Can there be a more contemptible or cowardly act than throwing acid in another person’s face? Ignore the disfigurement and the potential for blinding, and just consider the psychological scars for a moment.

Russell Findlay, a hardbitten tabloid journalist who has spent a career investigating crime in Scotland, opened his front door just before Christmas 2015. He was expecting to see the postie but instead it was career criminal William Burns dressed in a Post Office jacket, brandishing a knife and a jar of acid. Miraculously, Findlay (and his daughter who was in the house at the time) were spared major injury.

Acid Attack starts with this event and sets out to expose Scotland’s organised crime underworld that is, as Findlay writes, “inhabited by inadequate, thin-skinned little men who grow rich and create status through cowardly violence, drug dealing and the exploitation of the most vulnerable. They hate the truth being told about them. I’m universally despised by them, which is just as it should be and just the way I like it”.

This is a grubby little world of pound shop mafiosi, feuding gangster families and their spiv criminal defence lawyers. Findlay often slips into rickety-rackety tabloid speak that rather draws the focus. And his litany of almost indistinguishable crims from “Donuts” Donaldson to “Piggy” Pickett make for a confusing cast list. When Findlay uncovered a large-scale crime in the late 1990s between Glasgow’s bent security-guard firms he says that most of the press were not interested. If the facts of the crime “were handed out in a police press release then covering it was too much like hard work”.

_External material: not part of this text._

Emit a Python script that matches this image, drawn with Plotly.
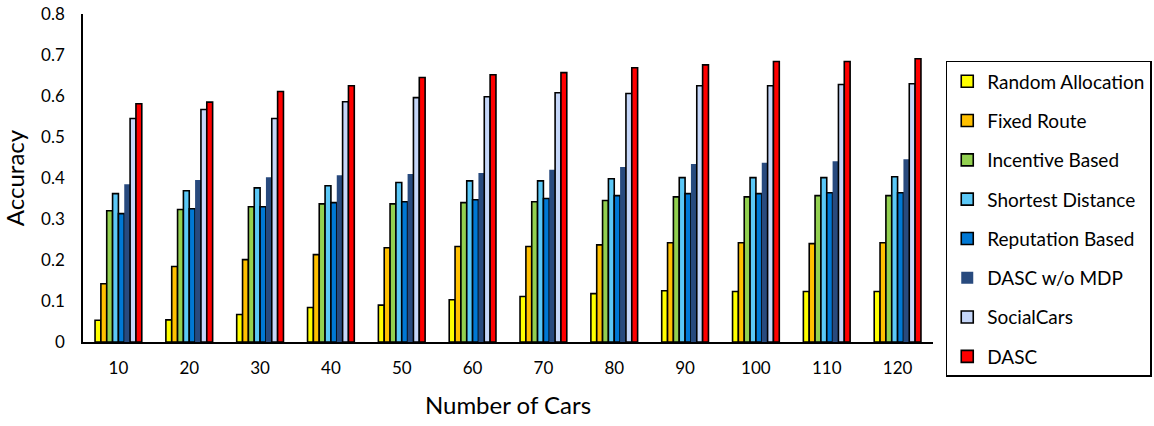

Findlay’s story is a reminder of the dangers investigative journalists run. In 1996, Irish crime reporter Veronica Guerin, who had reported extensively on Dublin’s drug gangs, was murdered after many death threats. Yet from the book we get very little feeling that Findlay was discombobulated by the attack until the end. Maybe that’s machismo, or maybe he’s just hardened to events that would make most people run for the hills.

The finale of the book is when Findlay gives evidence at the trial of his acid attacker and his getaway driver. The journalist’s opinion of the justice system is almost as scathing as that of the gangsters he despises. It took 18 months to arrive at the sentence of his attacker. Although Burns was sentenced to 15 years it would be possible that he gets parole and time spent on remand taken into consideration.

A little gallows humour might have made this book more of a page turner. Has Russell Findlay ever read James Ellroy, who has wonderful turns of phrase and a fondness for atrocious alliteration?